[START OF DATA TO PROCESS]

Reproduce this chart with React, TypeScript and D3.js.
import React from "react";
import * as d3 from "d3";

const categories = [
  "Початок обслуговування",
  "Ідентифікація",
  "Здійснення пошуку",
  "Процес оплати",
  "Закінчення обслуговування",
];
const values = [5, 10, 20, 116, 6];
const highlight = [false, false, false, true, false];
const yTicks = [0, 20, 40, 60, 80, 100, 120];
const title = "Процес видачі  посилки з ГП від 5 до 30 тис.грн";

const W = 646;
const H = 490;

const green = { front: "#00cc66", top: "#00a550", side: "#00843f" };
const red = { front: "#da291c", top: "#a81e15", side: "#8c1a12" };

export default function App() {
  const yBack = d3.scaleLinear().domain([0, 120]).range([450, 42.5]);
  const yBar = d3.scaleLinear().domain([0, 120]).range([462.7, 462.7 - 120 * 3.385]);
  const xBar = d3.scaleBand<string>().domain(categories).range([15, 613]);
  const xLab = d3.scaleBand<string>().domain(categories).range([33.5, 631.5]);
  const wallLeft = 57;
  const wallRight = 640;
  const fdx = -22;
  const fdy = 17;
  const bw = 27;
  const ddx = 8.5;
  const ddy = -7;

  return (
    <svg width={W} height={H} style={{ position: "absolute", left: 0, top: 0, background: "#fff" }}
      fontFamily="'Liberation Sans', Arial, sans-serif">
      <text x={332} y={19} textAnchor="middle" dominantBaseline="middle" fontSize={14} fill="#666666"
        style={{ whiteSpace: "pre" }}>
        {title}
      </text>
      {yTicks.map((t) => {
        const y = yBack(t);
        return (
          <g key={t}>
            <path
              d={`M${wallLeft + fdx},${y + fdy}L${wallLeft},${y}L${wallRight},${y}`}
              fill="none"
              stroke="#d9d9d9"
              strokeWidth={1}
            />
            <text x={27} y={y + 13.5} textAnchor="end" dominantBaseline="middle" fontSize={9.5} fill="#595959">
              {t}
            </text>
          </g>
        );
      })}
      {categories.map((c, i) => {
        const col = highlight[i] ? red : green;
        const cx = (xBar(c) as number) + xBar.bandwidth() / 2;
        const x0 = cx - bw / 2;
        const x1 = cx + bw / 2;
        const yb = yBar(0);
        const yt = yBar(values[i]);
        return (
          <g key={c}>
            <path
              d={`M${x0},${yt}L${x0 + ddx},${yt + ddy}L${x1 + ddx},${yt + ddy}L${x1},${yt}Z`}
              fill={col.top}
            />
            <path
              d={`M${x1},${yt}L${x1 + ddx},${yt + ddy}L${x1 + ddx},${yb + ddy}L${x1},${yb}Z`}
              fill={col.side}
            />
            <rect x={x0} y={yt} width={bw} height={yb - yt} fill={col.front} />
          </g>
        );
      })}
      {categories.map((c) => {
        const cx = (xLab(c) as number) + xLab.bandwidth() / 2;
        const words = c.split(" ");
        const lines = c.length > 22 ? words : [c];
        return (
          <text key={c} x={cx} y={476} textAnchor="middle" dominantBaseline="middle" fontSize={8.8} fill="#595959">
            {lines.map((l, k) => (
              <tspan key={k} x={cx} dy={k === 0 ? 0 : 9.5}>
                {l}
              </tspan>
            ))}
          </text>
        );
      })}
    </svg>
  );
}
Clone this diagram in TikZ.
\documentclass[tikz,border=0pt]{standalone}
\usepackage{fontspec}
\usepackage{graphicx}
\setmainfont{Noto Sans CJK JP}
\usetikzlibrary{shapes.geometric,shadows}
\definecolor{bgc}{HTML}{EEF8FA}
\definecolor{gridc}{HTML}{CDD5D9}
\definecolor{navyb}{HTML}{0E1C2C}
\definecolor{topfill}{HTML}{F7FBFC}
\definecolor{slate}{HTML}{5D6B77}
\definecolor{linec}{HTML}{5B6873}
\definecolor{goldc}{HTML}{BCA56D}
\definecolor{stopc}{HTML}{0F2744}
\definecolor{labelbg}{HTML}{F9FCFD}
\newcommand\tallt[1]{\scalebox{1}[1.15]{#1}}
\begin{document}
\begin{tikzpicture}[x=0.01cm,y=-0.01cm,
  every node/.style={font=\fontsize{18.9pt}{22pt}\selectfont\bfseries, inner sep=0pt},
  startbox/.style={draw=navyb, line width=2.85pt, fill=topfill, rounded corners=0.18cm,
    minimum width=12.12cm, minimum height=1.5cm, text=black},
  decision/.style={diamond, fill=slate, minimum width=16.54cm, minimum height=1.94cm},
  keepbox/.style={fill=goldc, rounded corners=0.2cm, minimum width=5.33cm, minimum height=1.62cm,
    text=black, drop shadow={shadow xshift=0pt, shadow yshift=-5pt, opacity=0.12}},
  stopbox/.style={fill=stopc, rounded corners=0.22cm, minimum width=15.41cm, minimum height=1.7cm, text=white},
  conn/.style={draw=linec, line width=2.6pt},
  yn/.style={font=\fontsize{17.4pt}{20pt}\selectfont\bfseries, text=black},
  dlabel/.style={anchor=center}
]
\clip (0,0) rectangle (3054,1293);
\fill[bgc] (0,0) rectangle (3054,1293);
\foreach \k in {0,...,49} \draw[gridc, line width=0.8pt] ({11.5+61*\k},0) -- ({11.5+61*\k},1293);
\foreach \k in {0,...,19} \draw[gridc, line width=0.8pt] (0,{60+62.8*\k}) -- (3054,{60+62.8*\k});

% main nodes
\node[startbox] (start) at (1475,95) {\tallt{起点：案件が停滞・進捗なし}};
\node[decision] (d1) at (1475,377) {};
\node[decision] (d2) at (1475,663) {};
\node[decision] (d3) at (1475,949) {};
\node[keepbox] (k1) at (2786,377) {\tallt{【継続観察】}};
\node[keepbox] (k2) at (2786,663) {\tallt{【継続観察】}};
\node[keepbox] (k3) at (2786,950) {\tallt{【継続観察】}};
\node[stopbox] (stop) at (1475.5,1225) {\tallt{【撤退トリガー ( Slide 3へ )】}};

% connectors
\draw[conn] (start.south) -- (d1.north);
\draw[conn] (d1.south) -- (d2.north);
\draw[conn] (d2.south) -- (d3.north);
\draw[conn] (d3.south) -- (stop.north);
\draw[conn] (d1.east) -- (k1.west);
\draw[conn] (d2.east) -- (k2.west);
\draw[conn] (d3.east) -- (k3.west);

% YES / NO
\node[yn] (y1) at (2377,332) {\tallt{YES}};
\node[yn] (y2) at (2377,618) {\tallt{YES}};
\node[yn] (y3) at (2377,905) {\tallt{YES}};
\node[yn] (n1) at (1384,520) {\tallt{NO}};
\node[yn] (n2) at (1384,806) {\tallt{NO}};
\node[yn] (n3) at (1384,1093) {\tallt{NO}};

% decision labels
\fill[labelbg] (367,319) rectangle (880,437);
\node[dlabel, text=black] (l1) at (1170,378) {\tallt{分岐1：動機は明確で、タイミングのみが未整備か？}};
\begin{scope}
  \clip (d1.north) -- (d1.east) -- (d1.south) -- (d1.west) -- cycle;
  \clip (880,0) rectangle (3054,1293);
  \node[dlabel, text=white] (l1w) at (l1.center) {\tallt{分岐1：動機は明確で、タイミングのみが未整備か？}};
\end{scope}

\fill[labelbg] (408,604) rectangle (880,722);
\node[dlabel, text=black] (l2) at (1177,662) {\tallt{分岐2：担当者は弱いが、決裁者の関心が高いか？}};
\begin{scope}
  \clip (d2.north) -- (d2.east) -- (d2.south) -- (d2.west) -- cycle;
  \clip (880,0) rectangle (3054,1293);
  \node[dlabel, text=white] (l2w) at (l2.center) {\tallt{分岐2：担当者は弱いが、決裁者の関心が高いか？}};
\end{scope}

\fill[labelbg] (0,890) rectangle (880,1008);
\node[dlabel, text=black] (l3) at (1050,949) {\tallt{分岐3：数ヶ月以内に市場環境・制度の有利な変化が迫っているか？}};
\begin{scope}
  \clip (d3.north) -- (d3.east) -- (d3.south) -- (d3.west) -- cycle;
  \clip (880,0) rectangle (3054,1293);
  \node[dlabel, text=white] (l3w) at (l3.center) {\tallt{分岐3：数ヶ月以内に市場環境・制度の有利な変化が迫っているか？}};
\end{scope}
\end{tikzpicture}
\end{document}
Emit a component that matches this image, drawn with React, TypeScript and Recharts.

[END OF DATA TO PROCESS]

Reproduce exactly the lines from the beginning of the entries above up to and including the line that contains "const ddy = -7;".

FULL SOLUTION:
Reproduce this chart with React, TypeScript and D3.js.
import React from "react";
import * as d3 from "d3";

const categories = [
  "Початок обслуговування",
  "Ідентифікація",
  "Здійснення пошуку",
  "Процес оплати",
  "Закінчення обслуговування",
];
const values = [5, 10, 20, 116, 6];
const highlight = [false, false, false, true, false];
const yTicks = [0, 20, 40, 60, 80, 100, 120];
const title = "Процес видачі  посилки з ГП від 5 до 30 тис.грн";

const W = 646;
const H = 490;

const green = { front: "#00cc66", top: "#00a550", side: "#00843f" };
const red = { front: "#da291c", top: "#a81e15", side: "#8c1a12" };

export default function App() {
  const yBack = d3.scaleLinear().domain([0, 120]).range([450, 42.5]);
  const yBar = d3.scaleLinear().domain([0, 120]).range([462.7, 462.7 - 120 * 3.385]);
  const xBar = d3.scaleBand<string>().domain(categories).range([15, 613]);
  const xLab = d3.scaleBand<string>().domain(categories).range([33.5, 631.5]);
  const wallLeft = 57;
  const wallRight = 640;
  const fdx = -22;
  const fdy = 17;
  const bw = 27;
  const ddx = 8.5;
  const ddy = -7;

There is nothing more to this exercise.